If it were not for the entrepreneurial spirit, allowed and encouraged by free market capitalism, the world would still be trying to figure out how to split a very small pie among an ever increasing number of people. The two Steves are an example of how to expand the pie.

Merry Christmas, Walter.


Posted by Outside Observer, a resident of another community, on Dec 21, 2008 at 8:56 pm

Now, over 25 years later Apple still tries to keep to the philosophy of it's founders. At least relative to Microsoft. Microsoft's beginnings were in the purchase of the DOS Operating System, and then predatory business practices to build a monopoly based on the most defective consumer products ever made.

One has to wonder where the technology would be if Gates never bought DOS, or Clinton was successful in breaking the Microsoft monopoly.
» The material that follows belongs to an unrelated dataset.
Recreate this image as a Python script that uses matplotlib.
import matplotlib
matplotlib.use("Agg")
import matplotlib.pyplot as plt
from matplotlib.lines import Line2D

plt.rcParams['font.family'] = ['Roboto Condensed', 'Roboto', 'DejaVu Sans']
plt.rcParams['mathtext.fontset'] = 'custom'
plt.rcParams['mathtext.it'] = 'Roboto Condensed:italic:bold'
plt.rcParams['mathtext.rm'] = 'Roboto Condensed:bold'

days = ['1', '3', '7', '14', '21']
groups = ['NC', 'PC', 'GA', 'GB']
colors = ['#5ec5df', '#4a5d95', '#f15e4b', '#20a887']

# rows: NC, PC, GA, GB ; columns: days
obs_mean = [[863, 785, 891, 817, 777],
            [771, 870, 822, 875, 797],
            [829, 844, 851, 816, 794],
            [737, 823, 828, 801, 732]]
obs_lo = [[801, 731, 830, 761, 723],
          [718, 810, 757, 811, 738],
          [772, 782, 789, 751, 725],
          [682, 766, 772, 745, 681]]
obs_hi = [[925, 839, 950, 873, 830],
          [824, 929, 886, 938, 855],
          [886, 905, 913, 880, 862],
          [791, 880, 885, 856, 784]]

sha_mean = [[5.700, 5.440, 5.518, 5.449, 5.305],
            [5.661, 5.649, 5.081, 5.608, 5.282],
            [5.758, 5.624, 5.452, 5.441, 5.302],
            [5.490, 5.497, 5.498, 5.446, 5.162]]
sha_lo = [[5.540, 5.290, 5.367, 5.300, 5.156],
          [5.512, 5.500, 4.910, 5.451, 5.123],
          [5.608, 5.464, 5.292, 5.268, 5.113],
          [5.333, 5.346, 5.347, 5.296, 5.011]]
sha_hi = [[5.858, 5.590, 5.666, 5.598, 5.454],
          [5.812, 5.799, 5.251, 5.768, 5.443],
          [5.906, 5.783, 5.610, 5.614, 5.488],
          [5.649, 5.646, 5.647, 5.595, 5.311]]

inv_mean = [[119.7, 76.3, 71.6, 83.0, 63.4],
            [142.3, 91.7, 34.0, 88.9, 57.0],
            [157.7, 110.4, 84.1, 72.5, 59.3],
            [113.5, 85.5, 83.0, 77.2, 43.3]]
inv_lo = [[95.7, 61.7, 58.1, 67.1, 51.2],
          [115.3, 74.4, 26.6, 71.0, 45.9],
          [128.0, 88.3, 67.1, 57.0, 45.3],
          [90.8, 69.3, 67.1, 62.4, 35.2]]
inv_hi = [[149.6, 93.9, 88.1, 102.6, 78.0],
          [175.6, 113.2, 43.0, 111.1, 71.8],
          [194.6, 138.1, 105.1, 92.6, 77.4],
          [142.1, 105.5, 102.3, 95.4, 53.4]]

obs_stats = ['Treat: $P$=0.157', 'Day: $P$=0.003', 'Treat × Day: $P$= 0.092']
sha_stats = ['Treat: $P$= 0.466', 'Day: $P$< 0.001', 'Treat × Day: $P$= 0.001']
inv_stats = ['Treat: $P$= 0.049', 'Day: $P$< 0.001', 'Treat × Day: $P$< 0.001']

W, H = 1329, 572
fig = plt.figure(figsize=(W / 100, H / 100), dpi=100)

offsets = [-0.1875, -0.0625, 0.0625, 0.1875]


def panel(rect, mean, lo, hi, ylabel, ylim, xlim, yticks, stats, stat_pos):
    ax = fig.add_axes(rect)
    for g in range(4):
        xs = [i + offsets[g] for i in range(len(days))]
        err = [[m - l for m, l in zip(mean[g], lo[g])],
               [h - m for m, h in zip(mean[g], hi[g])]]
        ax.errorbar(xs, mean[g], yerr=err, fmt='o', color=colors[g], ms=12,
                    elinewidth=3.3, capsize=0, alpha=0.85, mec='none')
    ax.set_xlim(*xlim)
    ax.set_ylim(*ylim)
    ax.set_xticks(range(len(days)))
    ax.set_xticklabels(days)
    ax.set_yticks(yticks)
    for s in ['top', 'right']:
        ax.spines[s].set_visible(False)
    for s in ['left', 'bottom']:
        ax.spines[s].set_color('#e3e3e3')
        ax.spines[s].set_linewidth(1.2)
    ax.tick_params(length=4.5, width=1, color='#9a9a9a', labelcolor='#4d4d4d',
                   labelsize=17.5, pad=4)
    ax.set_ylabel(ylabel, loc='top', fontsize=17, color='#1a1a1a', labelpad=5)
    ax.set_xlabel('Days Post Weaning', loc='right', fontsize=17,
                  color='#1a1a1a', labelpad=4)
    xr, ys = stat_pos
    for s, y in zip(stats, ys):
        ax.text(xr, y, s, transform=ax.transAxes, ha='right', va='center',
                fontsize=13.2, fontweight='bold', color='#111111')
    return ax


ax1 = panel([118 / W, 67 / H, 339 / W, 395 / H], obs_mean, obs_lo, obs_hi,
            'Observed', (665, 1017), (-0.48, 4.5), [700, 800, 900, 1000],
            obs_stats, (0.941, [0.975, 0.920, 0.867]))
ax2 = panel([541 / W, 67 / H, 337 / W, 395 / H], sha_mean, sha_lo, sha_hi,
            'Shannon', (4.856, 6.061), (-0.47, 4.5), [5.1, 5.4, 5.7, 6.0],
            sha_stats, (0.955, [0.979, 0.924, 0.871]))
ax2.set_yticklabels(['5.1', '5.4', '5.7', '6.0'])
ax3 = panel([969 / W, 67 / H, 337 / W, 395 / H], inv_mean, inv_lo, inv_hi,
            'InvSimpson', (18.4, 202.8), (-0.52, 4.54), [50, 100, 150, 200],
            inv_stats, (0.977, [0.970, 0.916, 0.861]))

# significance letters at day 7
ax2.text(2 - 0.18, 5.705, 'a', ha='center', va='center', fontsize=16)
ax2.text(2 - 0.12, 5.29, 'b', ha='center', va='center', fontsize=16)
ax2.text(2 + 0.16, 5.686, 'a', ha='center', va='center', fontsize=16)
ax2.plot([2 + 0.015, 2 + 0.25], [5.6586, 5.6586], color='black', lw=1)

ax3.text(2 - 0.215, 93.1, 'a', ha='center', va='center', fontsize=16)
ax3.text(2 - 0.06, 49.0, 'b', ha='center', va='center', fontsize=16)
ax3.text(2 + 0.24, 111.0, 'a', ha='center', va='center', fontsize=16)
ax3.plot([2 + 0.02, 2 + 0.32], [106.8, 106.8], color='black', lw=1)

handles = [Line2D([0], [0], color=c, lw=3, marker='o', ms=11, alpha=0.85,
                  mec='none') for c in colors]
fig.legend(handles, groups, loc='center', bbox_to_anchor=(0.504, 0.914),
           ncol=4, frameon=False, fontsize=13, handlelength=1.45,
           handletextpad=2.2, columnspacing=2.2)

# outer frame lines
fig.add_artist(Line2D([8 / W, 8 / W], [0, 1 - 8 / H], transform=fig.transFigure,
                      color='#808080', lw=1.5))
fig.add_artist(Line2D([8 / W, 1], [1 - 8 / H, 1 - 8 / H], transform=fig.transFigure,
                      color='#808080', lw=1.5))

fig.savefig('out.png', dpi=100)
My thinking is that it would be much more advanced than what we have now. Unix-derived O/S's would predominate. Without Microsoft's buy and kill philosophy for any software they weren't able to develop, software offerings would be much more sophisticated and feature-filled than they are today.

O/S development and competition would be based on real features, and efficiency. Not on glitzy useless window dressing and relocating the core components, then packaging all that as a "new" O/S. Case in point for the last decade. Is there anything in Vista you didn't have in Win98 that is worth the additional cost, resources, and pathetic performance?
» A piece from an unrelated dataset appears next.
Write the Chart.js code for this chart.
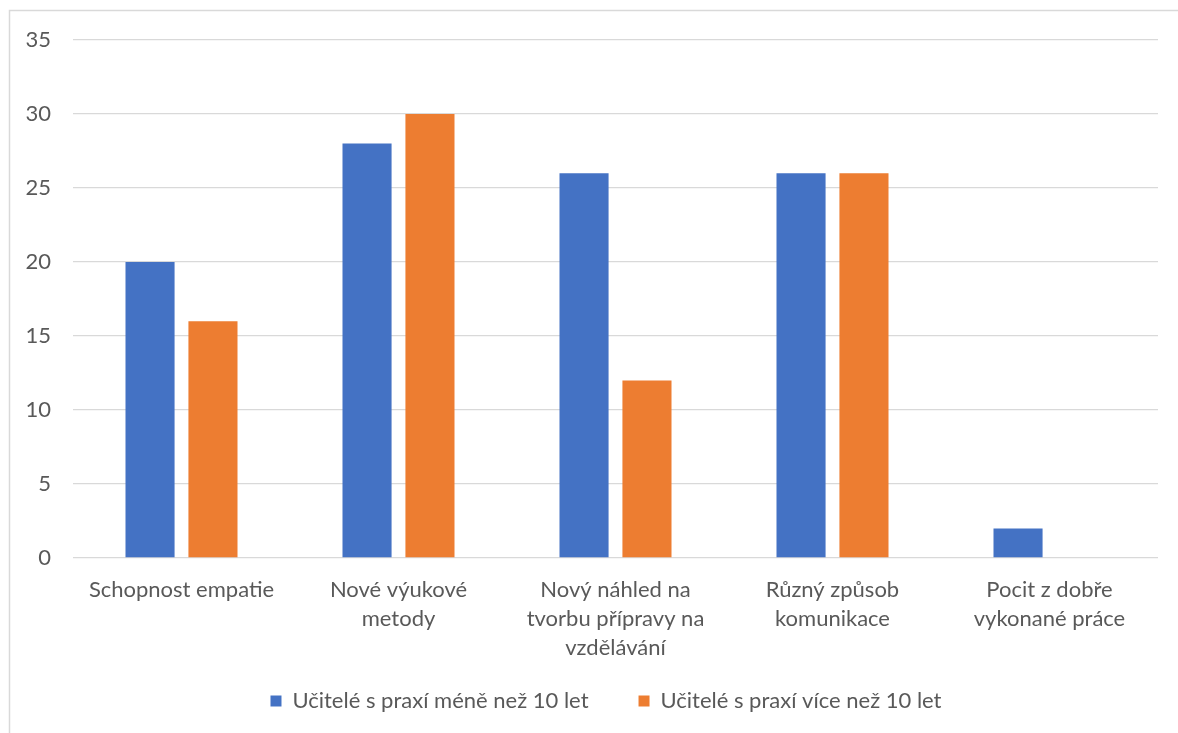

Posted by Walter_E_Wallis, a resident of the Midtown neighborhood, on Dec 22, 2008 at 7:04 am
Walter_E_Wallis is a member (registered user) of Palo Alto Online

I also remember when Bill Gates appeared before a Homebrew Computer Club and said if we wanted him to continue developing software we needed to stop stealing it.


Posted by Outside Observer, a resident of another community, on Dec 22, 2008 at 10:05 pm

Walter,

Interesting comment about Bill Gates early days.

Today, piracy of Microsoft products is rampant in Asia. It's basically ignored by Microsoft, and many say it's encouraged. Why? It continues the monopoly when 3rd world Asia can't afford the Microsoft products.

More importantly, all the Chinese, Indian and Vietnamese kids coming out of school with IT degrees would push Microsoft out of local markets, and Linux in. And shortly to follow would be the USA.

Lets hope Obama has better luck breaking the Microsoft monopoly than Clinton did. . . .


Posted by anonymous, a resident of the Palo Verde neighborhood, on Dec 22, 2008 at 10:19 pm

walter, is that a picture of you?


Posted by Walter_E_Wallis, a resident of the Midtown neighborhood, on Dec 22, 2008 at 11:32 pm

When Abe was accused of being two-faced he responded "If I were, don't you think I would wear the other one?" Actually it is a JPG. Of me.